Spaghetti westerns are already well represented with Bang! and there’s already been a Monty Python and the Holy Grail CCG (which I seem to remember having back in the day). But if Ravensburger can turn classic Teutonic Xmas favorite Dinner For One into a party game then why not one of the following? Are you listening Prospero Hall?
Going all the way back here. I thought about going with Fritz Lang’s other classic, 1927’s Metropolis, but the opportunity for a game where you get to talk like Peter Lorre all evening is too good to pass up. Arguably the template from which all later police procedurals have been struck, M’s is a cat-and-mouse chase around a nameless German city, with the police trying to track and hunt down a deranged child-murderer. Think Fury of Dracula, not Scotland Yard.
Soviet auteur Andrei Tartovsky’s sci-fi/psychological horror masterpiece would make an excellent Unlock-type adventure. Three players are attempting to break into a forbidden alien Zone which apparently grants wishes: a writer looking for inspiration; a scientist wanting to study the aliens; and their guide The Stalker, who’s just obsessed. The twist would be that each player has secret victory conditions revealed only to them at the beginning of the scenario, which will influence the decisions they want the group to make.
Not the (admittedly also excellent) 1994 movie Leon: le professionnel which marked Natalie Portman’s screen debut, this 1981 thriller starring French icon Jean-Paul Belmondo would be an asymmetric two-player card game with one player taking Belmondo’s role of betrayed secret agent Joss on the run in Paris and the other playing the Sûreté desperate to stop him from carrying out his (now-cancelled) mission to assassinate a foreign dignitary. Joss has to track down and kill his target; the Police have a limited ability to control the target’s random movement around the city, so there are plenty of opportunities to set up tense ambushes and glorious chase scenes.
This Danish movie is full of repressed sensuality expressed through the art of cooking. It would be a solo game about preparing the most sumptuous meal you can for your employers, whose tastes would be randomized every game. Time, not money, would be the most precious currency in the game, since Babette has recently won the lottery. You would have only a limited number of turns to first plan your menu, then order (and wait for) your exotic ingredients from abroad, and finally to prepare your dishes. The more time you spend in one phase, the less you will have available in the others.

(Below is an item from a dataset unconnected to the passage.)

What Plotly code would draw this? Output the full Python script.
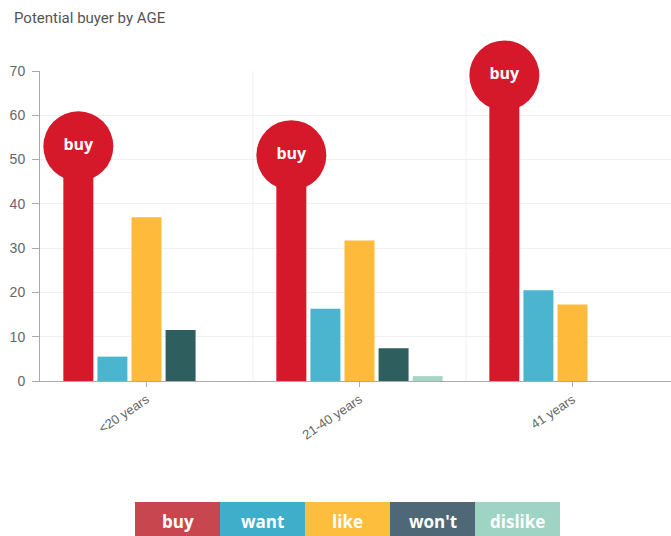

So your nebbishe boyfriend calls you to say he’s lost the money he was supposed to pay back to his mob boss, and if she doesn’t meet him in 20 minutes with some more he’s going to have to rob a grocery store to get it. I see this as a real-time dice-chucker à la Fuse with a choose-your-own-adventure layer on top as each card you complete forms part of a timeline with unanticipated consequences that may lead to a bad ending–which then involves retreating to the last decision point (without rewinding the in-game clock) and playing on from there.
As iconic as Bela Lugosi’s portrayal of Count Dracula was, there’s something much creepier about 1922’s silent version, where Count Orlock spreads death wherever he goes and can only be stopped either by Ellen’s virtuous suicidal sacrifice or by Hutter’s more mundane (but equally effective) methods.
I had some cards for the Holy Grail CCG back in the day, and I do remember it was by far the worst CCG I’ve ever played, and still one of the most unplayable games I’ve seen. The cards were funny, but the game was just horrid.
That jibes with my memory 🙂 Although the Tomb Raider CCG gave it a run for its money iirc!